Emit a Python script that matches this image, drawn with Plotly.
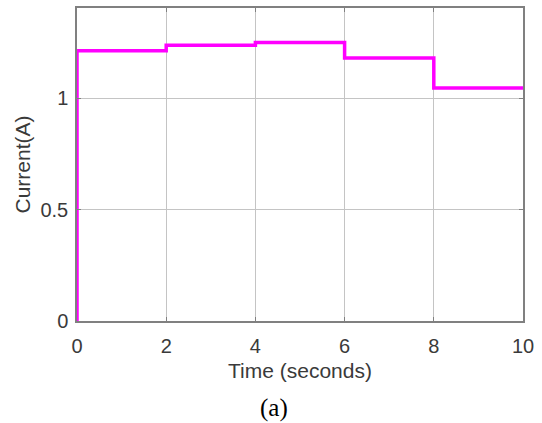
import plotly.graph_objects as go

time_s = [0, 0, 2, 4, 6, 8, 10]
current_a = [0, 1.213, 1.238, 1.25, 1.18, 1.046, 1.046]
x_ticks = [0, 2, 4, 6, 8, 10]
y_ticks = [0, 0.5, 1]
y_tick_labels = ["0", "0.5", "1"]

FONT = "Liberation Sans, Arial"
TXT = "#3a3a3a"

fig = go.Figure()
fig.add_trace(go.Scatter(x=time_s, y=current_a, mode="lines", line_shape="hv",
                         line=dict(color="#ff00ff", width=3.5), showlegend=False))

axis_common = dict(showline=True, linecolor="#808080", linewidth=1.5, mirror="ticks",
                   showgrid=True, gridcolor="#c4c4c4", gridwidth=1, zeroline=False,
                   ticks="inside", ticklen=4, tickcolor="#808080",
                   tickfont=dict(family=FONT, size=20, color=TXT))

fig.update_xaxes(range=[0, 10], tickvals=x_ticks, ticklabelstandoff=6,
                 title=dict(text="Time (seconds)", font=dict(family=FONT, size=21, color=TXT), standoff=8),
                 **axis_common)
fig.update_yaxes(range=[0, 1.405], tickvals=y_ticks, ticktext=y_tick_labels, ticklabelstandoff=3,
                 title=dict(text="Current(A)", font=dict(family=FONT, size=21, color=TXT), standoff=4),
                 **axis_common)

fig.add_annotation(text="(a)", xref="paper", yref="paper", x=0.442, y=-0.278,
                   xanchor="center", yanchor="middle",
                   showarrow=False, font=dict(family="Liberation Serif, Times New Roman", size=25, color="#000000"))

fig.update_layout(width=542, height=423, margin=dict(l=77, r=19, t=6, b=102),
                  plot_bgcolor="white", paper_bgcolor="white")

fig.write_html("out.html", config={"displayModeBar": False},
               post_script="document.body.style.margin='0';")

Directions for this task>
Quote the material exactly. Pictures stay out.

Problem solution>
Emit a Python script that matches this image, drawn with Plotly.
import plotly.graph_objects as go

time_s = [0, 0, 2, 4, 6, 8, 10]
current_a = [0, 1.213, 1.238, 1.25, 1.18, 1.046, 1.046]
x_ticks = [0, 2, 4, 6, 8, 10]
y_ticks = [0, 0.5, 1]
y_tick_labels = ["0", "0.5", "1"]

FONT = "Liberation Sans, Arial"
TXT = "#3a3a3a"

fig = go.Figure()
fig.add_trace(go.Scatter(x=time_s, y=current_a, mode="lines", line_shape="hv",
                         line=dict(color="#ff00ff", width=3.5), showlegend=False))

axis_common = dict(showline=True, linecolor="#808080", linewidth=1.5, mirror="ticks",
                   showgrid=True, gridcolor="#c4c4c4", gridwidth=1, zeroline=False,
                   ticks="inside", ticklen=4, tickcolor="#808080",
                   tickfont=dict(family=FONT, size=20, color=TXT))

fig.update_xaxes(range=[0, 10], tickvals=x_ticks, ticklabelstandoff=6,
                 title=dict(text="Time (seconds)", font=dict(family=FONT, size=21, color=TXT), standoff=8),
                 **axis_common)
fig.update_yaxes(range=[0, 1.405], tickvals=y_ticks, ticktext=y_tick_labels, ticklabelstandoff=3,
                 title=dict(text="Current(A)", font=dict(family=FONT, size=21, color=TXT), standoff=4),
                 **axis_common)

fig.add_annotation(text="(a)", xref="paper", yref="paper", x=0.442, y=-0.278,
                   xanchor="center", yanchor="middle",
                   showarrow=False, font=dict(family="Liberation Serif, Times New Roman", size=25, color="#000000"))

fig.update_layout(width=542, height=423, margin=dict(l=77, r=19, t=6, b=102),
                  plot_bgcolor="white", paper_bgcolor="white")

fig.write_html("out.html", config={"displayModeBar": False},
               post_script="document.body.style.margin='0';")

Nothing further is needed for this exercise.